After the Great War broke out, Bill enlisted in the Australian Army Postal Corps and was attached to the Australian 11th Brigade Headquarters in France when the German Captain Baron von Richtofen's personal effects were brought in.
Known as the Red Baron, Richtofen was killed when his red Fokker triplane was shot down near Australian lines in April 1918.
Bill was able to secure some parts from the plane which are now on display in the Kempsey Museum.
Returning to Australia, Bill worked in various country towns before being appointed Postmaster at Ryde in 1940.
In 1942 Bill moved to Kempsey where he had been appointed District Postal Inspector in 1942. He worked here until his retirement in 1954, after which he was to indulge his love of gardening by founding the Kempsey and Macleay Horticultural Society in 1955.
He was Kempsey's first judge accredited to the Royal Horticultural Society and judged gardens and flowers from one end of the country to the other.
The first Festival of Spring was held in Kempsey in September 1955 and was conceived by Bill Flanigan and his committee as a floral festival to which business people could contribute by dressing their windows in a floral theme.
Prizes were awarded for the best garden and path displays, and also for the best floral window display.
It was said that never in the history of Kempsey was such a glory of flowers presented to the public view and that no shop in any section of the town was without some show of floral decoration.
The first Festival's official opening was at 3pm on Thursday, September 29 in the Victoria Theatre, Belgrave Street, and was followed by a concert and radio show hosted by Taubman's Paints in the evening.
A procession of floral floats formed up in Smith Street at 11am on Monday, October 3 and proceeded along Belgrave Street, Elbow, Tozer, Marsh and Sea streets to the Showground.
During the week-long Festival, the Kempsey Jockey Club held race meetings, and there was golf, bowls and tennis.
King's bus services ran tours of the 150-plus gardens on display and there was also a bus trip to Daisy Plains on the Carrai Plateau.
There were school displays and sports, motorcycle aerobatics, marching girls and cycle races.
The Festival of Spring followed more or less the same format over 10 years with the 11th and last one being held in 1965.

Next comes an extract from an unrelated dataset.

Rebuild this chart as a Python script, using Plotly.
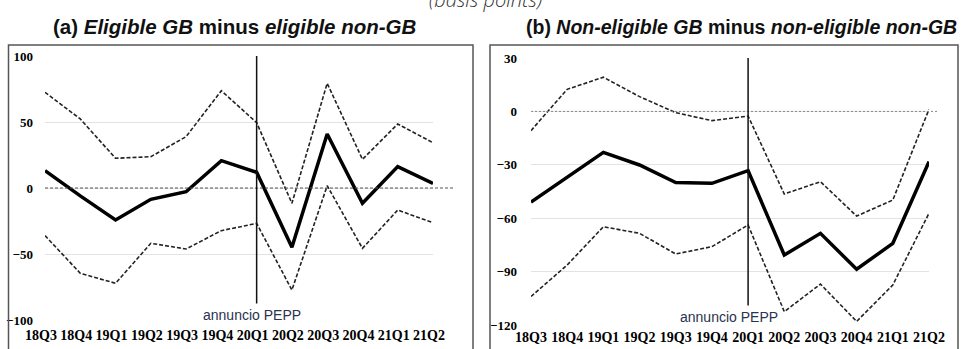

The last Festival featured sailing contests near the traffic bridge, art exhibitions in the Mayfair Theatre, and woodchop and chainsaw competitions on the Verge Street Oval.
Bill Flanigan was also involved in football management and donated what was to become the Flanigan Cup when Group 3 formed.
He became foundation president of the North Coast Division and was also president of the Kempsey Bowling Club.
Bill was elected to Kempsey Municipal Council in 1953 and served three full terms until he retired in 1962.
Bill Flanagan passed away on April 6, 1977.